The veteran peace officer said policing has evolved a great deal over the years, and continues to do so.
Today, new officers receive orientation by their local service, and are sent off to police college for three months, then return to work with a “coach” – a veteran officer who helps guide the rookie.
When Poole joined in 1980 at the tender age of 20, he said he was basically taught how to shoot, received a little orientation, and was sent out on the job.
“I had to qualify with a six-shot revolver. You carried your spare bullets in your pocket,” he said. “I had a little billy stick I carried in my back pocket, and handcuffs. That was about it.”
Before heading off to police college, he was out walking the beat on King Street.
There were no computers in the police cruisers, no BlackBerrys, just a police radio.
Poole took it upon himself to improve his safety chances. For starters, he purchased speed loaders for his revolver, where the loader holds a full reload. With the device, an officer could open the revolver, empty the spent shells, pull out the speed loader, line up the bullets, and refill all six chambers at the same time – much faster than pushing home the rounds one bullet at a time.
And while body armour is mandatory today, back in 1980, veteran officers made fun of anyone who opted to wear bulletproof vests, which officers wore under their uniforms.
Poole didn’t care. He purchased his own vest. It was large, heavy and uncomfortable.
“I wore it every day,” he said. “It didn’t matter that you had to come in and change your T-shirt under it a couple of times a day. To me, it was always worth it.”
As for the lack of technology, Poole recalls when he made detective in the mid-1980s, he bought his own “brick phone,” a heavy, large cellular phone, archaic by today’s standards, but state of the art at the time.
“It was just so handy,” he said, of having the phone on the job.
How things have changed.
“Now, to have all that technology at our fingertips … it is so much more efficient, which is needed as there are more demands on every call.”
What hasn’t lost its importance over the years, regardless of technology and changes to police practices, Poole said, is the coaching from veteran officers.
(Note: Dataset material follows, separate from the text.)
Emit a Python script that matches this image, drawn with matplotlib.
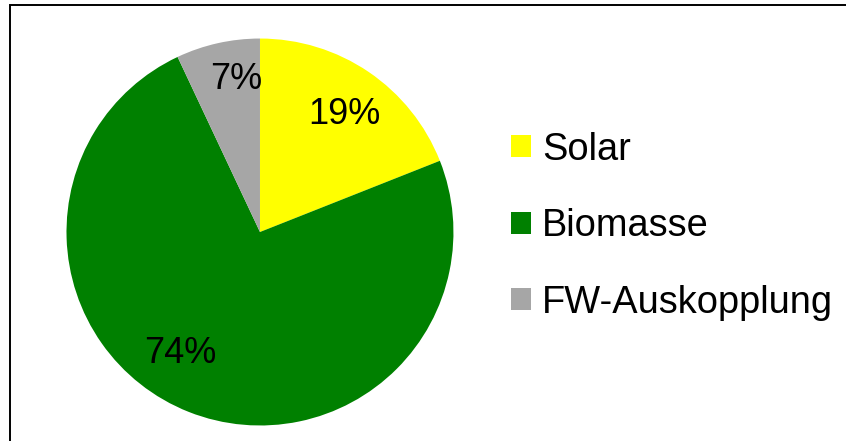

“There is still a lot of on-the-job training. You can read the books, study the law, but when you come back home (from police college), that’s when you realize how the law actually applies and how to use decision-making processors to react accordingly,” he explained.
But the advances in technology and equipment are extremely helpful, he added. Usually non-lethal options such as pepper spray and Tasers, and better body armour “helps us protect our officers and helps protect the public.”
He has also seen how useful technological advances are in putting the bad guys behind bars. Poole was the lead investigator in the Danny Miller case, the first case locally where DNA was used in the courts.
“It was groundbreaking. The O.J. Simpson trial was going on,” he said.
Miller’s killer, Jeffrey Wayne Manley, was convicted and sentenced to life in prison in 1995.
Poole is proud of many things during his time in the top-cop seat, but none more so than the evolution of community policing and community engagement.
“We have to deal with the root causes in crime,” he said. “One reason is that police recognize you can’t attend call after call at the same place and try to arrest your way out of it. The court system is not necessarily the place to deal with social issues.”
He said those issues include poverty, parenting, addiction, and psychological matters.
“If we can deal with a family in crisis and get them the necessary services to support them, maybe we can lessen the impact as it goes forward,” he said.
As such efforts take hold, Poole said officers aren’t “running to the same location” repeatedly, for the most part.
Poole is poised to leave this all behind next April.
“I’m going to take a break. I will find my golf clubs,” he said.
Travelling and even taking up fly-fishing will replace morning meetings and long days in his appointment book.
No body armour, no six-shooter, and no brick phone.